• What to do
Copy out each line of the listing that has the word "chart" in it.

• Data rows
** Begin **
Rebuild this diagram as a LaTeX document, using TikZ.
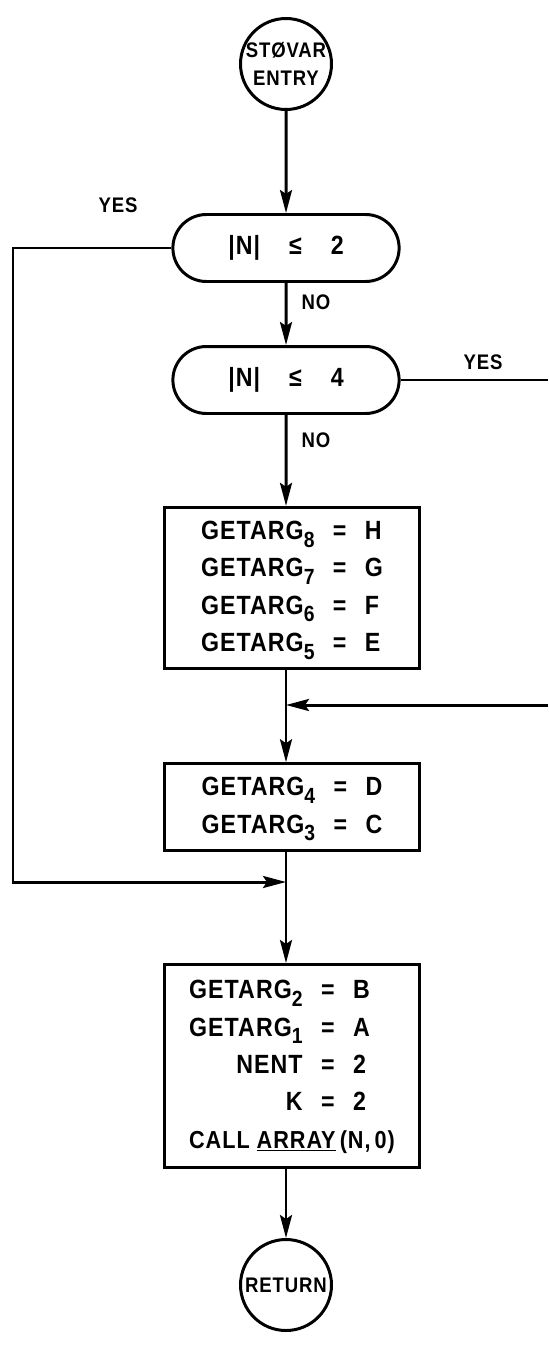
\documentclass[tikz,border=0pt]{standalone}
\usepackage{fontspec}
\setmainfont{Liberation Sans}[FakeStretch=0.88,LetterSpace=4]
\usetikzlibrary{arrows.meta,shapes.misc}
\newcommand{\GA}[1]{GETARG\raisebox{-0.55ex}{\fontsize{12.5}{12.5}\selectfont #1}}
\begin{document}
\begin{tikzpicture}[x=0.02cm,y=-0.02cm,>={Stealth[length=4.6mm,width=2.4mm,inset=0.8mm]},line width=1.7pt,
  font=\bfseries\fontsize{15}{16}\selectfont,
  term/.style={draw,circle,minimum size=1.82cm,inner sep=0pt,align=center,font=\bfseries\fontsize{12}{14}\selectfont},
  test/.style={draw,rounded rectangle,minimum width=4.76cm,minimum height=1.34cm},
  proc/.style={draw,rectangle,minimum width=5.1cm,align=center},
  lbl/.style={font=\bfseries\fontsize{12}{14}\selectfont}]
\useasboundingbox (0,0) rectangle (548,1348);
\renewcommand{\arraystretch}{1.33}
\node[term] (entry) at (286,64) {STØVAR\\[2pt]ENTRY};
\node[test] (t1) at (286,248) {|N|\hspace{1.1em}≤\hspace{1.1em}2};
\node[test] (t2) at (286,380) {|N|\hspace{1.1em}≤\hspace{1.1em}4};
\node[proc,minimum height=3.2cm] (b1) at (292,588) {\begin{tabular}{r@{\hspace{.7em}=\hspace{.7em}}l}
\GA{8}&H\\ \GA{7}&G\\ \GA{6}&F\\ \GA{5}&E\end{tabular}};
\node[proc,minimum height=1.7cm] (b2) at (292,807) {\begin{tabular}{r@{\hspace{.7em}=\hspace{.7em}}l}
\GA{4}&D\\ \GA{3}&C\end{tabular}};
\node[proc,minimum height=4.06cm] (b3) at (292,1066) {\begin{tabular}{r@{\hspace{.7em}=\hspace{.7em}}l}
\GA{2}&B\\ \GA{1}&A\\ NENT&2\\ K&2\\ \multicolumn{2}{l}{\fontsize{14}{16}\selectfont CALL\ \underline{ARRAY}\,(N,\,0)}\end{tabular}};
\node[term] (ret) at (286,1285) {RETURN};
\node[lbl] (yes1) at (118,205) {YES};
\node[lbl] (no1) at (316,302) {NO};
\node[lbl] (yes2) at (483,362) {YES};
\node[lbl] (no2) at (316,440) {NO};
\coordinate (j1) at (286,705);
\coordinate (j2) at (286,882);
\coordinate (lc) at (13,882);
\coordinate (re1) at (548,380);
\coordinate (re2) at (548,705);
\draw[->] (entry) -- (t1);
\draw[->] (t1) -- (t2);
\draw[->] (t2) -- (t2 |- b1.north);
\draw (t2 |- b1.south) -- (j1);
\draw[->] (j1) -- (j1 |- b2.north);
\draw (j1 |- b2.south) -- (j2);
\draw[->] (j2) -- (j2 |- b3.north);
\draw[->] (j2 |- b3.south) -- (ret);
\draw[->] (t1.west) -| (lc) -- (j2);
\draw (t2.east) -- (re1);
\draw[->] (re2) -- (j1);
\end{tikzpicture}
\end{document}
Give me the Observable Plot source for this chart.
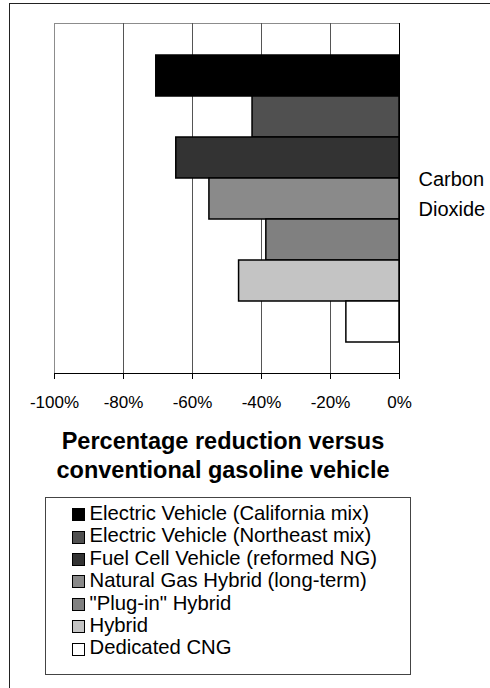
<!DOCTYPE html>
<html>
<head>
<meta charset="utf-8">
<script src="https://cdn.jsdelivr.net/npm/d3@7"></script>
<script src="https://cdn.jsdelivr.net/npm/@observablehq/plot@0.6"></script>
<style>
  html, body { margin: 0; padding: 0; background: #fff; overflow: hidden; width: 490px; height: 688px; }
  body { position: relative; font-family: "Liberation Sans", Arial, sans-serif; color: #000; }
  #outer { position: absolute; left: 9px; top: 3px; width: 520px; height: 720px; border-left: 1.5px solid #222; border-top: 1.5px solid #222; }
  #chart { position: absolute; left: 0; top: 0; }
  #title { position: absolute; left: 54px; width: 338px; top: 427px; text-align: center; font-weight: bold; font-size: 23.5px; line-height: 28.5px; }
  #legend { position: absolute; left: 45px; top: 497px; width: 364px; height: 172px; border: 1px solid #444; padding-top: 4px; box-sizing: content-box; }
  .row { display: flex; align-items: center; height: 22.4px; font-size: 20.3px; line-height: 22.4px; white-space: nowrap; }
  .sw { width: 11px; height: 11px; border: 1.5px solid #000; margin-left: 25.5px; margin-right: 5px; margin-top: 3px; flex: none; }
</style>
</head>
<body>
<div id="outer"></div>
<div id="chart"></div>
<div id="title">Percentage reduction versus<br>conventional gasoline vehicle</div>
<div id="legend"></div>
<script>
const category = "Carbon\nDioxide";
const vehicles = [
  "Electric Vehicle (California mix)",
  "Electric Vehicle (Northeast mix)",
  "Fuel Cell Vehicle (reformed NG)",
  "Natural Gas Hybrid (long-term)",
  "\"Plug-in\" Hybrid",
  "Hybrid",
  "Dedicated CNG"
];
const reductions = [-70.5, -42.6, -64.7, -55.1, -38.6, -46.5, -15.4];
const colors = ["#000000", "#505050", "#333333", "#8a8a8a", "#808080", "#c4c4c4", "#ffffff"];
const xTicks = [-100, -80, -60, -40, -20, 0];

const data = vehicles.map((v, i) => ({vehicle: v, value: reductions[i], color: colors[i]}));

const chart = Plot.plot({
  width: 490,
  height: 420,
  marginLeft: 54,
  marginRight: 91,
  marginTop: 23,
  marginBottom: 47,
  style: {fontFamily: "'Liberation Sans', Arial, sans-serif", fontSize: "17px", background: "transparent", overflow: "visible"},
  x: {domain: [-100, 0], ticks: xTicks, tickFormat: d => `${d}%`, label: null},
  y: {domain: vehicles, paddingInner: 0, paddingOuter: 0.74, axis: null, label: null},
  marks: [
    Plot.frame({stroke: "#8c8c8c"}),
    Plot.ruleX(xTicks.filter(d => d > -100 && d < 0), {stroke: "#555"}),
    Plot.barX(data, {y: "vehicle", x: "value", fill: "color", stroke: "#000", strokeWidth: 1.5}),
    Plot.ruleX([0], {stroke: "#000"}),
    Plot.frame({anchor: "bottom", stroke: "#000"}),
    Plot.axisX({ticks: xTicks, tickFormat: d => `${d}%`, tickSize: 6, tickPadding: 16, fontSize: 17, label: null}),
    Plot.text([category], {text: d => d, frameAnchor: "right", dx: 19, dy: -7, textAnchor: "start", fontSize: 20, lineHeight: 1.5})
  ]
});
document.getElementById("chart").appendChild(chart);

const legend = document.getElementById("legend");
vehicles.forEach((v, i) => {
  const row = document.createElement("div");
  row.className = "row";
  const sw = document.createElement("span");
  sw.className = "sw";
  sw.style.background = colors[i];
  const t = document.createElement("span");
  t.textContent = v;
  row.appendChild(sw);
  row.appendChild(t);
  legend.appendChild(row);
});
</script>
</body>
</html>
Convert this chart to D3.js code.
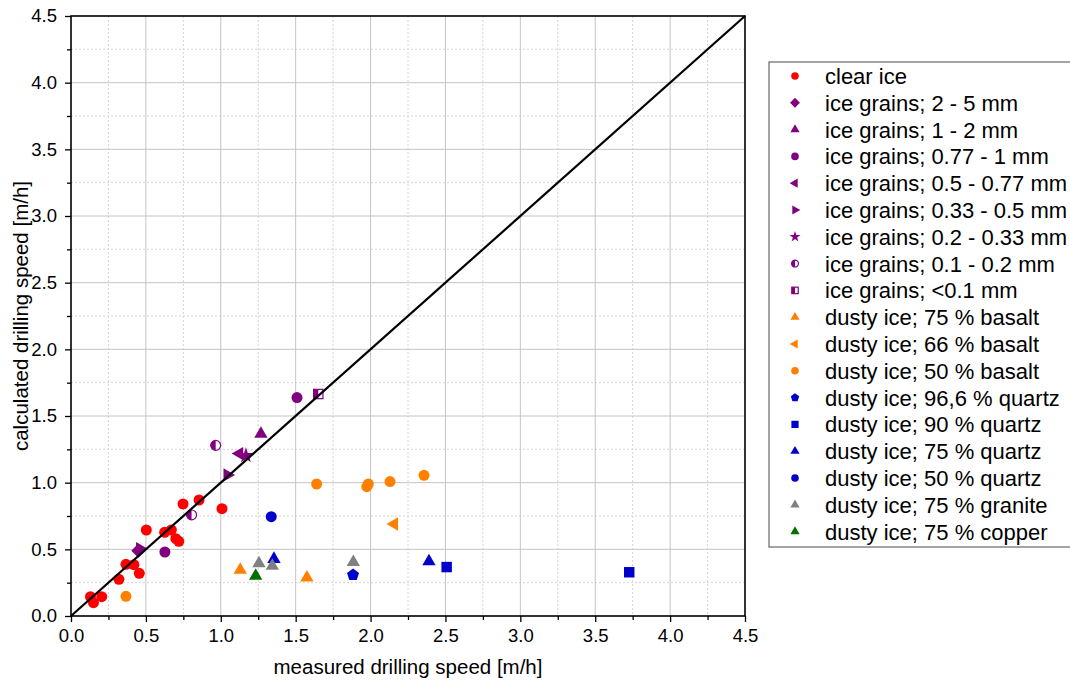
** End **
• Task result
Give me the Observable Plot source for this chart.
  #chart { position: absolute; left: 0; top: 0; }
<div id="chart"></div>
const chart = Plot.plot({
document.getElementById("chart").appendChild(chart);
Convert this chart to D3.js code.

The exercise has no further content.